■ **Brief**
From the first line of the entries below through the line bearing "years = list(range(1, 17))", write out each line exactly. Omit pictures.

[Source code of charts]
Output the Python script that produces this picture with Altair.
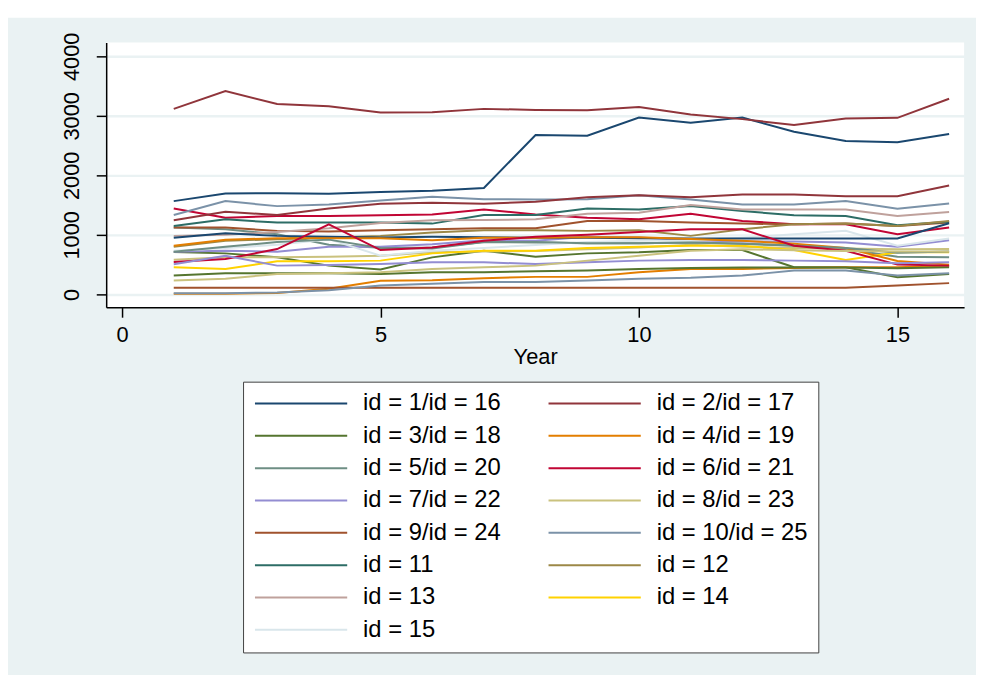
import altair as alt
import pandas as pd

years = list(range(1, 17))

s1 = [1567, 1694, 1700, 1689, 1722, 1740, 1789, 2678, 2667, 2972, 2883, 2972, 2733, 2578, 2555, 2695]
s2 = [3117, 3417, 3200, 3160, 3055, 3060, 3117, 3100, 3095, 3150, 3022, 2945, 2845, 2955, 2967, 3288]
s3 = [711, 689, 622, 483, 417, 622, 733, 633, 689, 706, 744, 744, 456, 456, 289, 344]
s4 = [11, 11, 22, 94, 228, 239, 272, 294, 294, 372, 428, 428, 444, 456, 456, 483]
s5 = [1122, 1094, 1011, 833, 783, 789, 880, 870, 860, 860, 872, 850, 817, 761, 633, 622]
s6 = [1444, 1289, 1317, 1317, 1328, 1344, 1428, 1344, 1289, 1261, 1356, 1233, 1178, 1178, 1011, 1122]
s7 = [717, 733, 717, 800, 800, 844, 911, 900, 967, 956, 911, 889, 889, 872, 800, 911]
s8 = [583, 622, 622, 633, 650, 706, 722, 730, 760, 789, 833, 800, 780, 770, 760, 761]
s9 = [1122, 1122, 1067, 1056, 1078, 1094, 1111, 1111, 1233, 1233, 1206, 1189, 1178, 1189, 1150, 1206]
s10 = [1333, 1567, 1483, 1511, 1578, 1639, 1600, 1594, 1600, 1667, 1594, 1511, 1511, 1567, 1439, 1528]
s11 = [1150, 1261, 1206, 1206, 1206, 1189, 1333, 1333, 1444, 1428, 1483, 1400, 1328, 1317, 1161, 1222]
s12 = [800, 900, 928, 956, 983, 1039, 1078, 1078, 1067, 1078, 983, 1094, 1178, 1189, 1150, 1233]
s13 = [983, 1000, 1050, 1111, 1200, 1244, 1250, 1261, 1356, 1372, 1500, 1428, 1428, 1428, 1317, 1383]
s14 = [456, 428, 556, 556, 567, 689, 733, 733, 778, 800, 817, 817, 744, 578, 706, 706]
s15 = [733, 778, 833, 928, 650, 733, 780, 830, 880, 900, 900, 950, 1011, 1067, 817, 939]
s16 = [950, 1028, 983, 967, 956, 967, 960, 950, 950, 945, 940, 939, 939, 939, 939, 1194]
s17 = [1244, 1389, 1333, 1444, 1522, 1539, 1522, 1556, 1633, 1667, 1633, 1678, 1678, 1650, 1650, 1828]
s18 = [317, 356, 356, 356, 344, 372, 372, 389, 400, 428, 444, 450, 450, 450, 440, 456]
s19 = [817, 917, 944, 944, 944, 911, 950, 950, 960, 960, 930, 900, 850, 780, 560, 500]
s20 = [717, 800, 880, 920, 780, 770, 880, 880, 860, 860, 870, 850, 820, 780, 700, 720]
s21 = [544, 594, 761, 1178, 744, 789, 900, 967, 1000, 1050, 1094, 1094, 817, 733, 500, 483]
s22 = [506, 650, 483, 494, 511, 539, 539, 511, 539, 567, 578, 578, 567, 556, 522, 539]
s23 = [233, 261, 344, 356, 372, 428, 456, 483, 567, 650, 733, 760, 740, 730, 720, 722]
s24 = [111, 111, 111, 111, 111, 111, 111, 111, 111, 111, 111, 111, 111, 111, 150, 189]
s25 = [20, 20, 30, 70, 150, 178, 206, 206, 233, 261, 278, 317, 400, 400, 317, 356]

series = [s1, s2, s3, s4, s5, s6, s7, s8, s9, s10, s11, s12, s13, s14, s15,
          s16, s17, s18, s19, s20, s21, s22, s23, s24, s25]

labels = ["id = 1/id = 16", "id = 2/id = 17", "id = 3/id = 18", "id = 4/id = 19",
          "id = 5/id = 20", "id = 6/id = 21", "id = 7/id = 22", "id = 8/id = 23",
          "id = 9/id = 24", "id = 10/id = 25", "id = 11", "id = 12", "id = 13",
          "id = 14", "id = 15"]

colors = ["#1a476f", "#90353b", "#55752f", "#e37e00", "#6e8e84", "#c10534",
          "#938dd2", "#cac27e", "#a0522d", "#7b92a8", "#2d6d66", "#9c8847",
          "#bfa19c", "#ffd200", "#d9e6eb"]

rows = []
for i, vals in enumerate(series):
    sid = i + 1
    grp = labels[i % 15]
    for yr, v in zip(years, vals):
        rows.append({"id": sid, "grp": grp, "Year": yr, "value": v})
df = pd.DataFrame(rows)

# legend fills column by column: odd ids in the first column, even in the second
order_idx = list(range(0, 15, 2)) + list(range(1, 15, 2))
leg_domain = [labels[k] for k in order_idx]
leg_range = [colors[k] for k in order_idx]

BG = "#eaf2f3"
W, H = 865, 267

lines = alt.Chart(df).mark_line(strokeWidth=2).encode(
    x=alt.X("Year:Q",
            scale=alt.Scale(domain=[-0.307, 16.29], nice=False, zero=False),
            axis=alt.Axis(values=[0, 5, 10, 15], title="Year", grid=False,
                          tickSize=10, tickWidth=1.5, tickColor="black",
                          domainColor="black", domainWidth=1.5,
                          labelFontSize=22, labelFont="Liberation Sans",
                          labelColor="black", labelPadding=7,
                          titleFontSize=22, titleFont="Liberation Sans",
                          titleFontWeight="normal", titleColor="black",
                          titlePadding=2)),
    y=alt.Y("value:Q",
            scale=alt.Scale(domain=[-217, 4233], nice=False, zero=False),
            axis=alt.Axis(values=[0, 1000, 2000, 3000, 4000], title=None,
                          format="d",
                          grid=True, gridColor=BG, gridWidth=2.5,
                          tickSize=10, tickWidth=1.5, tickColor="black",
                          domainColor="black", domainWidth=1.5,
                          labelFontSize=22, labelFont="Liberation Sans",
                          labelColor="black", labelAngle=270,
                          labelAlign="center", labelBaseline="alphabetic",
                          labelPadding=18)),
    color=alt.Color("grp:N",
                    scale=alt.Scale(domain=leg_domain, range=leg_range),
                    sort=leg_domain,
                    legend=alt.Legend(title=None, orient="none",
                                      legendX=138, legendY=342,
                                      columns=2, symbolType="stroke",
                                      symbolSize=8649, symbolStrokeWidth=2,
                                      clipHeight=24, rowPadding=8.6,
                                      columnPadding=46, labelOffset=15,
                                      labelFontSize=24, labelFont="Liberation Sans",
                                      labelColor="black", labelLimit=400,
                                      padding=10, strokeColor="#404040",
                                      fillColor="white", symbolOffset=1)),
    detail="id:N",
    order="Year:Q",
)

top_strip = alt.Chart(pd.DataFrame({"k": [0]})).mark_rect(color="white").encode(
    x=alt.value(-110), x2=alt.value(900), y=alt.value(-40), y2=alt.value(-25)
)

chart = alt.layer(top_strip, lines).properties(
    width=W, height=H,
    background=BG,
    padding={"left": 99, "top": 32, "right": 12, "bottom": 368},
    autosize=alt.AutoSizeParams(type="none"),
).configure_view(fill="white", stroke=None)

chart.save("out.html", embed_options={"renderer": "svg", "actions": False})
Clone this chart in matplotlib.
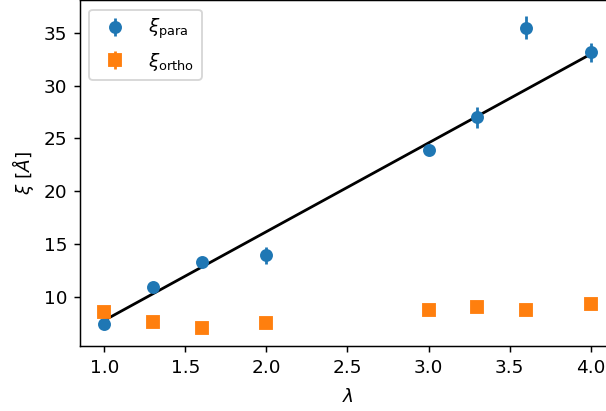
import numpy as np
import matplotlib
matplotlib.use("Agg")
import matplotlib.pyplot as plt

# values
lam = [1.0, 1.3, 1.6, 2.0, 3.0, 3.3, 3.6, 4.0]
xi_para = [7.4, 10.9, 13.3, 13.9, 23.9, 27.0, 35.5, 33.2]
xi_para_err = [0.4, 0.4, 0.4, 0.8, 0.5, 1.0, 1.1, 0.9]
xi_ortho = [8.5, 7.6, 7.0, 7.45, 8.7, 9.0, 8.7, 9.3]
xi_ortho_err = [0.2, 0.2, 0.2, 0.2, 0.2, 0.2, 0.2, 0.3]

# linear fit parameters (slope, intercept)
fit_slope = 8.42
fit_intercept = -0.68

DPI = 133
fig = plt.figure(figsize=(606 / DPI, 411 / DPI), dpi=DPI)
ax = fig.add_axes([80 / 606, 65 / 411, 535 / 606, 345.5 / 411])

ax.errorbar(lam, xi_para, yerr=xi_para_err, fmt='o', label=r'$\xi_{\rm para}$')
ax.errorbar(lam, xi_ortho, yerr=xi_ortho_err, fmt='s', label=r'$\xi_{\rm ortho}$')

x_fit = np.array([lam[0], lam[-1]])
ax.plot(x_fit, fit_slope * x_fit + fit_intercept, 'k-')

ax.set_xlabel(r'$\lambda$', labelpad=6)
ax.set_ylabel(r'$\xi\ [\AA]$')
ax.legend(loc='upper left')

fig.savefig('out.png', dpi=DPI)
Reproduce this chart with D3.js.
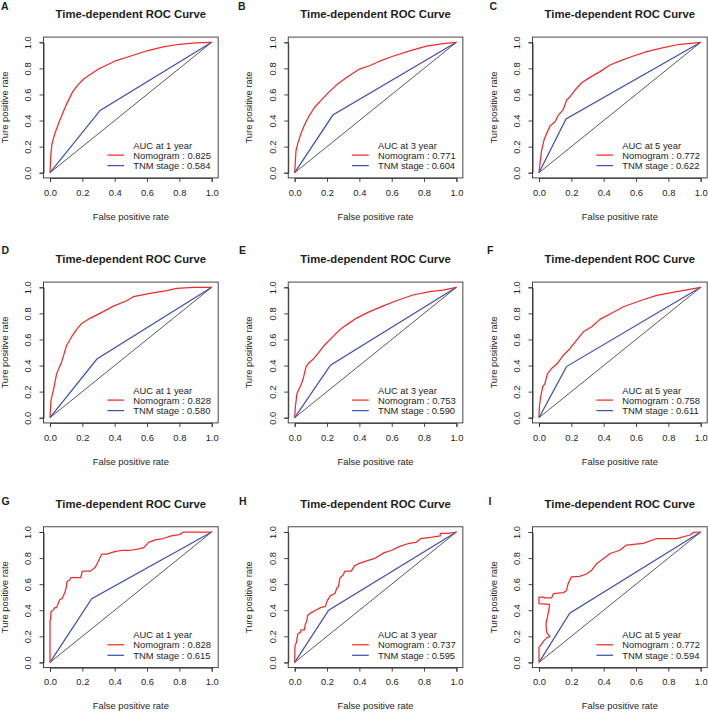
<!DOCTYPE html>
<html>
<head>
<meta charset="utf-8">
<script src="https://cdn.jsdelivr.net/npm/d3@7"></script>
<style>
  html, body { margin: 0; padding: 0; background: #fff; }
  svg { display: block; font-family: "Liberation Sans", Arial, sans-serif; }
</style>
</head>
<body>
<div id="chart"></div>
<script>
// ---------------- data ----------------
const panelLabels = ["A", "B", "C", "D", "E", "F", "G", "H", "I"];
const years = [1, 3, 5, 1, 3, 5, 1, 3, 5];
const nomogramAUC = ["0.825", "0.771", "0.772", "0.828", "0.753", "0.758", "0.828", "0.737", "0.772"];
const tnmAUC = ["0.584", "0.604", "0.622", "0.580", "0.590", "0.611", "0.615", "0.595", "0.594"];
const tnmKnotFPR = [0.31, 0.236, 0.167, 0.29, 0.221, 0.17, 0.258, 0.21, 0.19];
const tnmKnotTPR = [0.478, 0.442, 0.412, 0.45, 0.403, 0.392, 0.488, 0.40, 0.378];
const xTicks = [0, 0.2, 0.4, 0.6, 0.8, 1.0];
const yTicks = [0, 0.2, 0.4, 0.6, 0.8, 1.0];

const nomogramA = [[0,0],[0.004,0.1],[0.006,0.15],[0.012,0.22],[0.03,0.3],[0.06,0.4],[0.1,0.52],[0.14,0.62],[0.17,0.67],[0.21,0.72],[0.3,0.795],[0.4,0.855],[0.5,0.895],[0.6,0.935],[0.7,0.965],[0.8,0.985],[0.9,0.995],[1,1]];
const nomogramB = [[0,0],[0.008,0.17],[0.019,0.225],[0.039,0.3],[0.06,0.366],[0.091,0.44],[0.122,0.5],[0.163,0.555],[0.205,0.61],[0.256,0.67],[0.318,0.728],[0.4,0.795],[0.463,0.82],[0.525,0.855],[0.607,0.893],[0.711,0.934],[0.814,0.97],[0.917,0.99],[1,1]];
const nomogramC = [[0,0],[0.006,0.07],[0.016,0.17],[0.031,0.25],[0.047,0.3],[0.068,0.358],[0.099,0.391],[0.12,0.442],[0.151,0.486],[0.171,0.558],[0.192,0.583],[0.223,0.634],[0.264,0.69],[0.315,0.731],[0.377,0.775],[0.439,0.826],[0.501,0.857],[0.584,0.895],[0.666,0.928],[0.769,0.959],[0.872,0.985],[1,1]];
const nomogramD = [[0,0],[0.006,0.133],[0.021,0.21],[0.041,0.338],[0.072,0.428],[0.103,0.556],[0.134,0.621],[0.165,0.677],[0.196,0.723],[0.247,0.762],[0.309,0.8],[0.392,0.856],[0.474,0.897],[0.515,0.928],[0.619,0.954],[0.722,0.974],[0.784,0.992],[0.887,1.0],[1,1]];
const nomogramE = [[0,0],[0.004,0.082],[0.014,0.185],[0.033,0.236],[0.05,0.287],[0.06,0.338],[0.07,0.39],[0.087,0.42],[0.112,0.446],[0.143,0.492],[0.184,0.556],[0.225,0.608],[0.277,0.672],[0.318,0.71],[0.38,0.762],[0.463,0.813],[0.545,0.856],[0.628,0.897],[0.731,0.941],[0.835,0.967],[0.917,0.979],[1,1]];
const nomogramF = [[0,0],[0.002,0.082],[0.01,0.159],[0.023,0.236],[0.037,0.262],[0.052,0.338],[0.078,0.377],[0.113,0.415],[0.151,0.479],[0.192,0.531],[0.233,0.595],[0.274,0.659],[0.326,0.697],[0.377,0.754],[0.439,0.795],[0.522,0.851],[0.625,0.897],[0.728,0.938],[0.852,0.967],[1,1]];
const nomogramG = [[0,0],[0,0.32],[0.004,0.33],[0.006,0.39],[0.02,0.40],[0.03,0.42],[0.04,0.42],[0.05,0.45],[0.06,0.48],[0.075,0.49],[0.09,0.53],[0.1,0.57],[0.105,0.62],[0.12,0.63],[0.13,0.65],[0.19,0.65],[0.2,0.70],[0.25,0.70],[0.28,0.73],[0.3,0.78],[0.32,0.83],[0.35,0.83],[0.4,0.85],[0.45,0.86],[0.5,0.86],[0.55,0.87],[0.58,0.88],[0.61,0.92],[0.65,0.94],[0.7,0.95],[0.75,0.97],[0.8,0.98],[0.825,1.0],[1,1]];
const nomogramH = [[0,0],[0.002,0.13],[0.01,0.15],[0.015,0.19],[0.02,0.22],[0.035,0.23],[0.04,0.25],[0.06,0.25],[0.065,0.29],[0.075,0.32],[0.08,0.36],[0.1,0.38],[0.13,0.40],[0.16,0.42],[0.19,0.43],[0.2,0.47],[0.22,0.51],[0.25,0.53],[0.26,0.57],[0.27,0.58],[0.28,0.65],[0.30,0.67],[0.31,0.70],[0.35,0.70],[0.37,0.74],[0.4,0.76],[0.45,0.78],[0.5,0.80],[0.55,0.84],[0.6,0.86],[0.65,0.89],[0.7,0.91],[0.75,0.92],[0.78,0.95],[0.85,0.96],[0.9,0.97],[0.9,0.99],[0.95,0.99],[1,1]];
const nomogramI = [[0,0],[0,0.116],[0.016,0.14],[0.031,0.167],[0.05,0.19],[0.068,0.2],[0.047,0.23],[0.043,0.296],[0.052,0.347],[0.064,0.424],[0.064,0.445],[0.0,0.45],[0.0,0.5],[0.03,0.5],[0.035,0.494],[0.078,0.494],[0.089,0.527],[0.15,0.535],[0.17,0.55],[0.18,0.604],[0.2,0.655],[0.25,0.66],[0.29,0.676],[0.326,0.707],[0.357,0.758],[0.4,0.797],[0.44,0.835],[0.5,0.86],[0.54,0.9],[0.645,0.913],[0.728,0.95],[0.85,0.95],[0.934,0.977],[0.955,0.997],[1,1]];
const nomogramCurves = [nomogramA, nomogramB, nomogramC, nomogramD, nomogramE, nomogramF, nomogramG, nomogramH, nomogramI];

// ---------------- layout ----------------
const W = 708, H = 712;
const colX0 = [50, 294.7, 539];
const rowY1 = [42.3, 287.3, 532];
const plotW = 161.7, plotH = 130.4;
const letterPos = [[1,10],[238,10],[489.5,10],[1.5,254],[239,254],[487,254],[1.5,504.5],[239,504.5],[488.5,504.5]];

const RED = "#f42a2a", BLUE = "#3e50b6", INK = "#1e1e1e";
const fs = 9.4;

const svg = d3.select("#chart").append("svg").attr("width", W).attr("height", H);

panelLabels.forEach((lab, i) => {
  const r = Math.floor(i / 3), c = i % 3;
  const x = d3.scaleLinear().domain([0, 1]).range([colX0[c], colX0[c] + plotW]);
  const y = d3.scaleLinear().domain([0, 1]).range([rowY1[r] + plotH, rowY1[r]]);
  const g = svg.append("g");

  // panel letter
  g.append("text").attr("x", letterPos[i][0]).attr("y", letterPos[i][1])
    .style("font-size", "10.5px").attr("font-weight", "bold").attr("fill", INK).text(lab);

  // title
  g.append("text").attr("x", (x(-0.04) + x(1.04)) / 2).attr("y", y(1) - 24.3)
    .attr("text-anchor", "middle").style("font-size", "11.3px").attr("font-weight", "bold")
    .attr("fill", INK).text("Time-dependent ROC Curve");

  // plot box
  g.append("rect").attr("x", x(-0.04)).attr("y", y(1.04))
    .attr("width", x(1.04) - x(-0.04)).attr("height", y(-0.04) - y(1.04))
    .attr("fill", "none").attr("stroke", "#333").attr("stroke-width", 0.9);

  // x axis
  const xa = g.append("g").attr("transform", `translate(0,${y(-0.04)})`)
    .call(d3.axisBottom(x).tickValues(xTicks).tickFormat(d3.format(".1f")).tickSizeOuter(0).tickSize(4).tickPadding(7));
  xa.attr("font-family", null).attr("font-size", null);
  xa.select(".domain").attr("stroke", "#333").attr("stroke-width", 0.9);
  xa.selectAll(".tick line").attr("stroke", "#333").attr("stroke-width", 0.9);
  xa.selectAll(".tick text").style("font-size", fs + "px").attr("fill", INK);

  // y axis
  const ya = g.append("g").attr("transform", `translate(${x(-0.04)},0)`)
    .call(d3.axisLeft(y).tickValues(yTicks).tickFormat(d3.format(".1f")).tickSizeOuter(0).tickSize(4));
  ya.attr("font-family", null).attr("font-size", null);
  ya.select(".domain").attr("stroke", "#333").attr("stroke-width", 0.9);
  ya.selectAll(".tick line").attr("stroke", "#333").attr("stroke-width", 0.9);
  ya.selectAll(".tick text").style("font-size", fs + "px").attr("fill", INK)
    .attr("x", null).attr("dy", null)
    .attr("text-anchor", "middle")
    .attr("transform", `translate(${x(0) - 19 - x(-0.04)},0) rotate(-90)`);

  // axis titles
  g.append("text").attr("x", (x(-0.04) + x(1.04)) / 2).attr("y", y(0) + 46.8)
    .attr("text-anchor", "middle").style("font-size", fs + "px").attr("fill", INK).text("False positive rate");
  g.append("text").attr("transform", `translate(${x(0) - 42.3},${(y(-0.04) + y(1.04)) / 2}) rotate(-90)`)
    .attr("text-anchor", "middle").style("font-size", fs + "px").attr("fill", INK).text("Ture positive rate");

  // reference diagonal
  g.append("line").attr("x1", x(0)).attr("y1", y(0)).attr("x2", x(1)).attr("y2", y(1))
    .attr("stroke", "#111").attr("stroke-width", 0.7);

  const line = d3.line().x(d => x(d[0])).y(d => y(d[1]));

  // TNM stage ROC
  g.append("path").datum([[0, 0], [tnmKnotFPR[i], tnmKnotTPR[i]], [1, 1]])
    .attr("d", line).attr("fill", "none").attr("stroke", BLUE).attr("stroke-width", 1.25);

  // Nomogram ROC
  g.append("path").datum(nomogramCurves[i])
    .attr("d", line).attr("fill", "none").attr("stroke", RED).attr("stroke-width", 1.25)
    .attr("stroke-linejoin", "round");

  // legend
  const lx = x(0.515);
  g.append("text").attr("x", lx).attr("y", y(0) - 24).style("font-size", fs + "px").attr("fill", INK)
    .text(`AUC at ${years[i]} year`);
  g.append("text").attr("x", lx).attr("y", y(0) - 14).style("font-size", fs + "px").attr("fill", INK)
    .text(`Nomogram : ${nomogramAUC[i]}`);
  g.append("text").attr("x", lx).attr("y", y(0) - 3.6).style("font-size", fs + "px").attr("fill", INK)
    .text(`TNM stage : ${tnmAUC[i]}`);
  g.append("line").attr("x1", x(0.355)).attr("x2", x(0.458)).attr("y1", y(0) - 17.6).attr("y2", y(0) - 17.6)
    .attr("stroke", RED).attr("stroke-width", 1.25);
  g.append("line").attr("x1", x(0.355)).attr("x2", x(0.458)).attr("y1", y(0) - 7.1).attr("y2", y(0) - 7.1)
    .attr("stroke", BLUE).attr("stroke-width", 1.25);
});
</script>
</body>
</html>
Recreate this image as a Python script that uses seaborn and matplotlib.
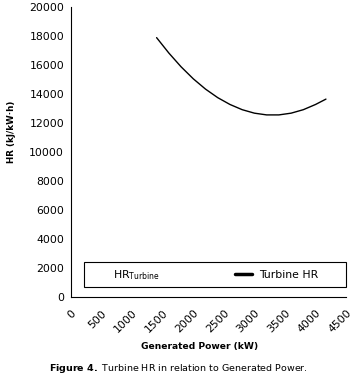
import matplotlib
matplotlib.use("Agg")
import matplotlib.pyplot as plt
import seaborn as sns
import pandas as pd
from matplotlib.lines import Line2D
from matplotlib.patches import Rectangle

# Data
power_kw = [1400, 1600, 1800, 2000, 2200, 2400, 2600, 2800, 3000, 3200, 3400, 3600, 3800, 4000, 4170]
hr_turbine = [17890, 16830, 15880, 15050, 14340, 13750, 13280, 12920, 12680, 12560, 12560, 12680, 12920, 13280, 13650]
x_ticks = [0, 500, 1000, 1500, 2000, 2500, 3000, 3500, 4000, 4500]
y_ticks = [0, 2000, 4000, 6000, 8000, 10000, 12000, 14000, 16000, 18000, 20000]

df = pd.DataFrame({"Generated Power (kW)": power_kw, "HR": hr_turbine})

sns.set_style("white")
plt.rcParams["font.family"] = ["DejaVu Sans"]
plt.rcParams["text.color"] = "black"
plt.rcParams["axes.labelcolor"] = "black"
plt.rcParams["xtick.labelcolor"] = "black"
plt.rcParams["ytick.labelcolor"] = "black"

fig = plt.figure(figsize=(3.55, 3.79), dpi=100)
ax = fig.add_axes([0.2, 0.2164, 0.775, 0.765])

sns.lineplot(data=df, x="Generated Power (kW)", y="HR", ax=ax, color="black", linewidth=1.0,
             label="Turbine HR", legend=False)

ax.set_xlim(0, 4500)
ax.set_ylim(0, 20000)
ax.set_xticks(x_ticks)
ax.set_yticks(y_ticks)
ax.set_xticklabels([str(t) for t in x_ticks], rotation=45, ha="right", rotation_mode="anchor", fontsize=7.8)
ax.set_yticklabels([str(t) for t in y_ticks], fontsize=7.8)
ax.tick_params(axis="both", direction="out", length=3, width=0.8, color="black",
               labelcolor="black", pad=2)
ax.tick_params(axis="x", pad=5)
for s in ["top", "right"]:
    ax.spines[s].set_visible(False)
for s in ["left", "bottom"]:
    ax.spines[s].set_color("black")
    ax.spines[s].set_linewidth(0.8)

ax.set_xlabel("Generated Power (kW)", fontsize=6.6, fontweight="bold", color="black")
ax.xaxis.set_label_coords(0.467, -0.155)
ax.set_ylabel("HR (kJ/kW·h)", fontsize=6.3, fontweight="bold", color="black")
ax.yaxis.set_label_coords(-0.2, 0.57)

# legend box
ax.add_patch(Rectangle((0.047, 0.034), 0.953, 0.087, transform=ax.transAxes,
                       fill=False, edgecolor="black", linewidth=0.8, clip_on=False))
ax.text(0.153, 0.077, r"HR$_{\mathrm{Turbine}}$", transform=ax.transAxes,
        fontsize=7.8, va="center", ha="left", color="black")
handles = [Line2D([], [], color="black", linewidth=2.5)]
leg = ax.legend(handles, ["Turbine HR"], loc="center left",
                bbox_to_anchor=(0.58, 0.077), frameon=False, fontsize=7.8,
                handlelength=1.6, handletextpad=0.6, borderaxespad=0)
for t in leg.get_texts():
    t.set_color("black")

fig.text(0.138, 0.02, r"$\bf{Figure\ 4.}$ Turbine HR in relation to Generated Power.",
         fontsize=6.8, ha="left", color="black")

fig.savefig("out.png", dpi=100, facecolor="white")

■ **Exercise answer**
Output the Python script that produces this picture with Altair.
import altair as alt
import pandas as pd

years = list(range(1, 17))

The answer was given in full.